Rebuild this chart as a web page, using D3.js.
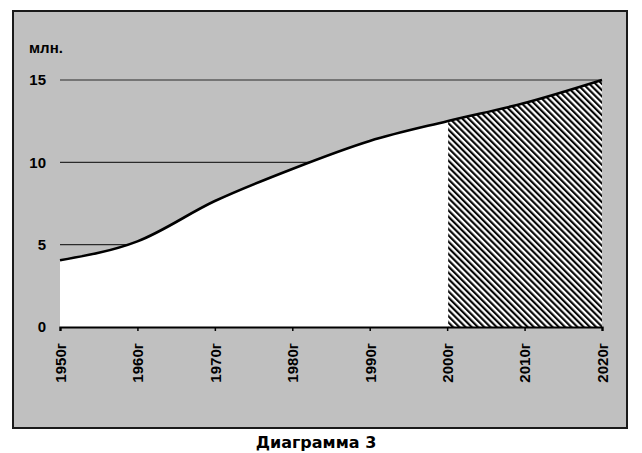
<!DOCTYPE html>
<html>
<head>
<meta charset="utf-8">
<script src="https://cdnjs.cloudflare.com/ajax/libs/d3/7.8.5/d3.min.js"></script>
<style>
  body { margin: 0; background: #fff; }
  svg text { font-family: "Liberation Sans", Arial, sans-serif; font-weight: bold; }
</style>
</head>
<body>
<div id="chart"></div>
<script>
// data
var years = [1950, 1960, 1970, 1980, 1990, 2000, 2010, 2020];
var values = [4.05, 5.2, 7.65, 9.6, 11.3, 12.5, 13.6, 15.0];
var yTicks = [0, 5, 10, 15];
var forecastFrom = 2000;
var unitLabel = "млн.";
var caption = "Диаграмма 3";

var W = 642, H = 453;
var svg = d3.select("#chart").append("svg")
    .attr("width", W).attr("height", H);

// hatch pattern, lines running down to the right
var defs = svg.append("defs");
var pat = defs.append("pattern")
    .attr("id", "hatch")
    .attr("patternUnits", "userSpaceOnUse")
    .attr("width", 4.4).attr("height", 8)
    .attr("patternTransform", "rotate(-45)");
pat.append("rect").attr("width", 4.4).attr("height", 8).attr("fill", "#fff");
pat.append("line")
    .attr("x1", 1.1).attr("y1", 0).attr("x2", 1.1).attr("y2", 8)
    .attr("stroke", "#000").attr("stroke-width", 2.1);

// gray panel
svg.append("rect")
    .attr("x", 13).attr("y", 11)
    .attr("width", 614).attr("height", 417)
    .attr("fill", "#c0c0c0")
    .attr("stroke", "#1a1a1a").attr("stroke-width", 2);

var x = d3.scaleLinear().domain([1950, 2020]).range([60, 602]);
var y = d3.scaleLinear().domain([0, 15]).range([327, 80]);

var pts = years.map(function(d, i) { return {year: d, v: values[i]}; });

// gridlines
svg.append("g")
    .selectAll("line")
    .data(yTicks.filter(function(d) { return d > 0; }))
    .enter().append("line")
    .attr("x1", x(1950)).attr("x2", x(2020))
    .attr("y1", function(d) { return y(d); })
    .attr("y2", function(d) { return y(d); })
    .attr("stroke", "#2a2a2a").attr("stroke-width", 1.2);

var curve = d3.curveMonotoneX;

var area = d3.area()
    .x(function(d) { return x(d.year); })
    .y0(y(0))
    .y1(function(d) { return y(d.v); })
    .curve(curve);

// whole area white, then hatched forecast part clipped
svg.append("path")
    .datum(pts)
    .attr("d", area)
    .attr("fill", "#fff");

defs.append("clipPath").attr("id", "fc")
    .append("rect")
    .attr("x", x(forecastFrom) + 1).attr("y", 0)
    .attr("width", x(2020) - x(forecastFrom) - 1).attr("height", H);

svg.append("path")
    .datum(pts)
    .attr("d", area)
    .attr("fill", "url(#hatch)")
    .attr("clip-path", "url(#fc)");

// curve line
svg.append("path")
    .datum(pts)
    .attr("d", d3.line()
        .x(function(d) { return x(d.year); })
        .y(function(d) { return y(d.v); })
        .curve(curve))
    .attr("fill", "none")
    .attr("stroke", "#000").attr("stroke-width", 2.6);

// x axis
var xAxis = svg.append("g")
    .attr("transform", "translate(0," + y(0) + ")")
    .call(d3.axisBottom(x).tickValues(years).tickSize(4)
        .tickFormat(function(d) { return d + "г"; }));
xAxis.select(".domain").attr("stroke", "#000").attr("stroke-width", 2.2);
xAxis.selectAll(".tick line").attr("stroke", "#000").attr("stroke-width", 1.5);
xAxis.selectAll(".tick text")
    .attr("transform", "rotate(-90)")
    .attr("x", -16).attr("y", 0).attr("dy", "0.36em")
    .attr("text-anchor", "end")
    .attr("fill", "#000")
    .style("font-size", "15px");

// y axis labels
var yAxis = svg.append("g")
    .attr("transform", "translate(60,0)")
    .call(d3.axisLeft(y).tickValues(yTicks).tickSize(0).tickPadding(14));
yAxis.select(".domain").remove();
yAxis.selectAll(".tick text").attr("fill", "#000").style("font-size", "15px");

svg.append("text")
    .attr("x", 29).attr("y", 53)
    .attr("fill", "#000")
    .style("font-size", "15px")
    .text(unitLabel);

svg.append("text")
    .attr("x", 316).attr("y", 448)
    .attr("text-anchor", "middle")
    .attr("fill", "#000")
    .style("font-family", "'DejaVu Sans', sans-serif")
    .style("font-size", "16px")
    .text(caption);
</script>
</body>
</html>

• **Requirement**
In the copy, include no pictures; restate the listing above exactly.

• **Correct result**
Rebuild this chart as a web page, using D3.js.
<!DOCTYPE html>
<html>
<head>
<meta charset="utf-8">
<script src="https://cdnjs.cloudflare.com/ajax/libs/d3/7.8.5/d3.min.js"></script>
<style>
  body { margin: 0; background: #fff; }
  svg text { font-family: "Liberation Sans", Arial, sans-serif; font-weight: bold; }
</style>
</head>
<body>
<div id="chart"></div>
<script>
// data
var years = [1950, 1960, 1970, 1980, 1990, 2000, 2010, 2020];
var values = [4.05, 5.2, 7.65, 9.6, 11.3, 12.5, 13.6, 15.0];
var yTicks = [0, 5, 10, 15];
var forecastFrom = 2000;
var unitLabel = "млн.";
var caption = "Диаграмма 3";

var W = 642, H = 453;
var svg = d3.select("#chart").append("svg")
    .attr("width", W).attr("height", H);

// hatch pattern, lines running down to the right
var defs = svg.append("defs");
var pat = defs.append("pattern")
    .attr("id", "hatch")
    .attr("patternUnits", "userSpaceOnUse")
    .attr("width", 4.4).attr("height", 8)
    .attr("patternTransform", "rotate(-45)");
pat.append("rect").attr("width", 4.4).attr("height", 8).attr("fill", "#fff");
pat.append("line")
    .attr("x1", 1.1).attr("y1", 0).attr("x2", 1.1).attr("y2", 8)
    .attr("stroke", "#000").attr("stroke-width", 2.1);

// gray panel
svg.append("rect")
    .attr("x", 13).attr("y", 11)
    .attr("width", 614).attr("height", 417)
    .attr("fill", "#c0c0c0")
    .attr("stroke", "#1a1a1a").attr("stroke-width", 2);

var x = d3.scaleLinear().domain([1950, 2020]).range([60, 602]);
var y = d3.scaleLinear().domain([0, 15]).range([327, 80]);

var pts = years.map(function(d, i) { return {year: d, v: values[i]}; });

// gridlines
svg.append("g")
    .selectAll("line")
    .data(yTicks.filter(function(d) { return d > 0; }))
    .enter().append("line")
    .attr("x1", x(1950)).attr("x2", x(2020))
    .attr("y1", function(d) { return y(d); })
    .attr("y2", function(d) { return y(d); })
    .attr("stroke", "#2a2a2a").attr("stroke-width", 1.2);

var curve = d3.curveMonotoneX;

var area = d3.area()
    .x(function(d) { return x(d.year); })
    .y0(y(0))
    .y1(function(d) { return y(d.v); })
    .curve(curve);

// whole area white, then hatched forecast part clipped
svg.append("path")
    .datum(pts)
    .attr("d", area)
    .attr("fill", "#fff");

defs.append("clipPath").attr("id", "fc")
    .append("rect")
    .attr("x", x(forecastFrom) + 1).attr("y", 0)
    .attr("width", x(2020) - x(forecastFrom) - 1).attr("height", H);

svg.append("path")
    .datum(pts)
    .attr("d", area)
    .attr("fill", "url(#hatch)")
    .attr("clip-path", "url(#fc)");

// curve line
svg.append("path")
    .datum(pts)
    .attr("d", d3.line()
        .x(function(d) { return x(d.year); })
        .y(function(d) { return y(d.v); })
        .curve(curve))
    .attr("fill", "none")
    .attr("stroke", "#000").attr("stroke-width", 2.6);

// x axis
var xAxis = svg.append("g")
    .attr("transform", "translate(0," + y(0) + ")")
    .call(d3.axisBottom(x).tickValues(years).tickSize(4)
        .tickFormat(function(d) { return d + "г"; }));
xAxis.select(".domain").attr("stroke", "#000").attr("stroke-width", 2.2);
xAxis.selectAll(".tick line").attr("stroke", "#000").attr("stroke-width", 1.5);
xAxis.selectAll(".tick text")
    .attr("transform", "rotate(-90)")
    .attr("x", -16).attr("y", 0).attr("dy", "0.36em")
    .attr("text-anchor", "end")
    .attr("fill", "#000")
    .style("font-size", "15px");

// y axis labels
var yAxis = svg.append("g")
    .attr("transform", "translate(60,0)")
    .call(d3.axisLeft(y).tickValues(yTicks).tickSize(0).tickPadding(14));
yAxis.select(".domain").remove();
yAxis.selectAll(".tick text").attr("fill", "#000").style("font-size", "15px");

svg.append("text")
    .attr("x", 29).attr("y", 53)
    .attr("fill", "#000")
    .style("font-size", "15px")
    .text(unitLabel);

svg.append("text")
    .attr("x", 316).attr("y", 448)
    .attr("text-anchor", "middle")
    .attr("fill", "#000")
    .style("font-family", "'DejaVu Sans', sans-serif")
    .style("font-size", "16px")
    .text(caption);
</script>
</body>
</html>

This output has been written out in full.